Requirement –
Leave the pictures out and quote every line from the start of the listing to the line with "import plotly.graph_objects as go", inclusive.

Available data –
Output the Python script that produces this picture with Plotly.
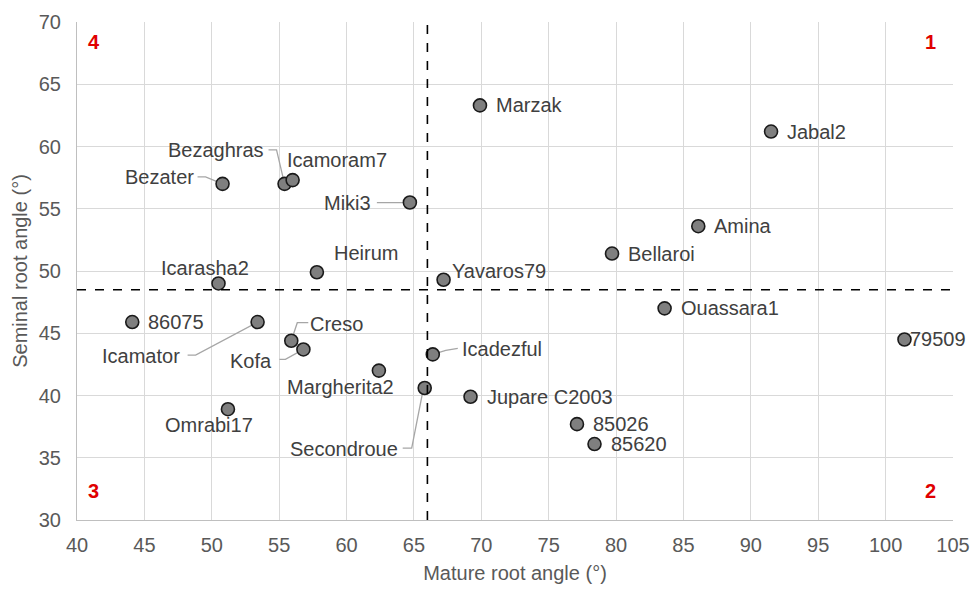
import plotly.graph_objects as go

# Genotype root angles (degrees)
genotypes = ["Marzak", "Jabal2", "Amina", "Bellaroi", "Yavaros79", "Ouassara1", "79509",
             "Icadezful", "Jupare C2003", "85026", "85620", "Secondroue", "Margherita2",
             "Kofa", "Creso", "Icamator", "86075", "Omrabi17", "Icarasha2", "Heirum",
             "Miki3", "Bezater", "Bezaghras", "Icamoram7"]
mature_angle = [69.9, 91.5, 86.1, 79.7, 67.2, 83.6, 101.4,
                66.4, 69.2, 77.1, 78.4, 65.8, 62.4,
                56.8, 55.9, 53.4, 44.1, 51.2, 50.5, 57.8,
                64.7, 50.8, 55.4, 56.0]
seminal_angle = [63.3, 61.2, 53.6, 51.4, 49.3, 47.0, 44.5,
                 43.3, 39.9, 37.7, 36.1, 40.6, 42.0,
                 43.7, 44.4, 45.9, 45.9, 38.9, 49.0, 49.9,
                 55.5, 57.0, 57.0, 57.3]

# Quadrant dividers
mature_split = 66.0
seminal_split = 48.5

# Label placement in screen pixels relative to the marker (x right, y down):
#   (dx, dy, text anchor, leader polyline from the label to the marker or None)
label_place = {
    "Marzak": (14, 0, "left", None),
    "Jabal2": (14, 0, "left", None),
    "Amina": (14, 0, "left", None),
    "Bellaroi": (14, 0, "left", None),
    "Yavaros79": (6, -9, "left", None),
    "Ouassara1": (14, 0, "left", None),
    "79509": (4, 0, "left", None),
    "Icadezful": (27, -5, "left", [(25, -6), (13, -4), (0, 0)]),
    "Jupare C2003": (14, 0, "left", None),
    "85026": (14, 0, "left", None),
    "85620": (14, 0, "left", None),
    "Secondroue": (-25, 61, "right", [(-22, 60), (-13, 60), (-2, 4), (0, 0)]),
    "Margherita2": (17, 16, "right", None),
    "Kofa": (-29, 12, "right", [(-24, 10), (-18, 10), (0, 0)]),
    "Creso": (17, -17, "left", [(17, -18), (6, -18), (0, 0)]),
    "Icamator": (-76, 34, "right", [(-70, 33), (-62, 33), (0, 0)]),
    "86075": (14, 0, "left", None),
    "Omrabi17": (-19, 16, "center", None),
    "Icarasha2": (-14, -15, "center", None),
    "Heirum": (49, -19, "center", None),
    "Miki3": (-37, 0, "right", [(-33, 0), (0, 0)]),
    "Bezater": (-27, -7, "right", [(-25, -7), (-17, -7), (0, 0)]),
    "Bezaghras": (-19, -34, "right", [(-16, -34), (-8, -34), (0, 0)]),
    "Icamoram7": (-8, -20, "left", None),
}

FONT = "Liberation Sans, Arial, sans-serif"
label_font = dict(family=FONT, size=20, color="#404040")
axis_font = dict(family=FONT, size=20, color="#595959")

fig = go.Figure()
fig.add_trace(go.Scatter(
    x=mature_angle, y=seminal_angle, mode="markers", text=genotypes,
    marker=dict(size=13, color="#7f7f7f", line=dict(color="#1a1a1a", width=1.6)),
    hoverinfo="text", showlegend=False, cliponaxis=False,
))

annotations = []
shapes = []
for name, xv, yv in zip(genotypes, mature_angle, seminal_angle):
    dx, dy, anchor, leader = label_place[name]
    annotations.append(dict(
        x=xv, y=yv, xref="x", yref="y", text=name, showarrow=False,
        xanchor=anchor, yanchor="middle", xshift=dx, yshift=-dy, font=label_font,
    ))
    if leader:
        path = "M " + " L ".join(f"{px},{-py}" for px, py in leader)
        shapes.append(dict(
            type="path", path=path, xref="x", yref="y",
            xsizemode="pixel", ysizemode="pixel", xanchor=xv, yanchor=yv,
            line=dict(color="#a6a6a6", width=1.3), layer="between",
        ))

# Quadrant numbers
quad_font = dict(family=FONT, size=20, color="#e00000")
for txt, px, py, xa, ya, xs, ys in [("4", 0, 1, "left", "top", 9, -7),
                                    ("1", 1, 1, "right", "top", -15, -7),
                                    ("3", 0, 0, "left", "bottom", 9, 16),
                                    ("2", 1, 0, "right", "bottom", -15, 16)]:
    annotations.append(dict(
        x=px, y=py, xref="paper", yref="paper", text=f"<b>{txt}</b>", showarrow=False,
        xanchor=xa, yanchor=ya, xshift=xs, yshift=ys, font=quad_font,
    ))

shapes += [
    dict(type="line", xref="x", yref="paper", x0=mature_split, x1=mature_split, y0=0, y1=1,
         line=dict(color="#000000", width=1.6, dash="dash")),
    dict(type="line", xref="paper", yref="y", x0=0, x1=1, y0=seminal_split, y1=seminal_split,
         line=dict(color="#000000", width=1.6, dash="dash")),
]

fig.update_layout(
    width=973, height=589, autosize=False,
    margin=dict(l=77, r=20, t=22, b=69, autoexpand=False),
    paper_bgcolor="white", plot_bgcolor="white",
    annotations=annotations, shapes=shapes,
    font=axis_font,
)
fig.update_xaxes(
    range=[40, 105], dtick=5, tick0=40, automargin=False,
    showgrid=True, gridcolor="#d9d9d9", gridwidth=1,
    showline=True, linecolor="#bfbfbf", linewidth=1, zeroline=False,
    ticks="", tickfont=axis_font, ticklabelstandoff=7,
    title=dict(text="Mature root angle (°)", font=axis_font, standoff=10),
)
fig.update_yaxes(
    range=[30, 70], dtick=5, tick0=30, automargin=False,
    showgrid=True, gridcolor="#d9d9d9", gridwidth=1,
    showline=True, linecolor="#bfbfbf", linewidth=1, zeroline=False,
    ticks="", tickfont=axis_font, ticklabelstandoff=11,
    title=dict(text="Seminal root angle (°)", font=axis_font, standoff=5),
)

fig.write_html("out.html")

Full output –
Output the Python script that produces this picture with Plotly.
import plotly.graph_objects as go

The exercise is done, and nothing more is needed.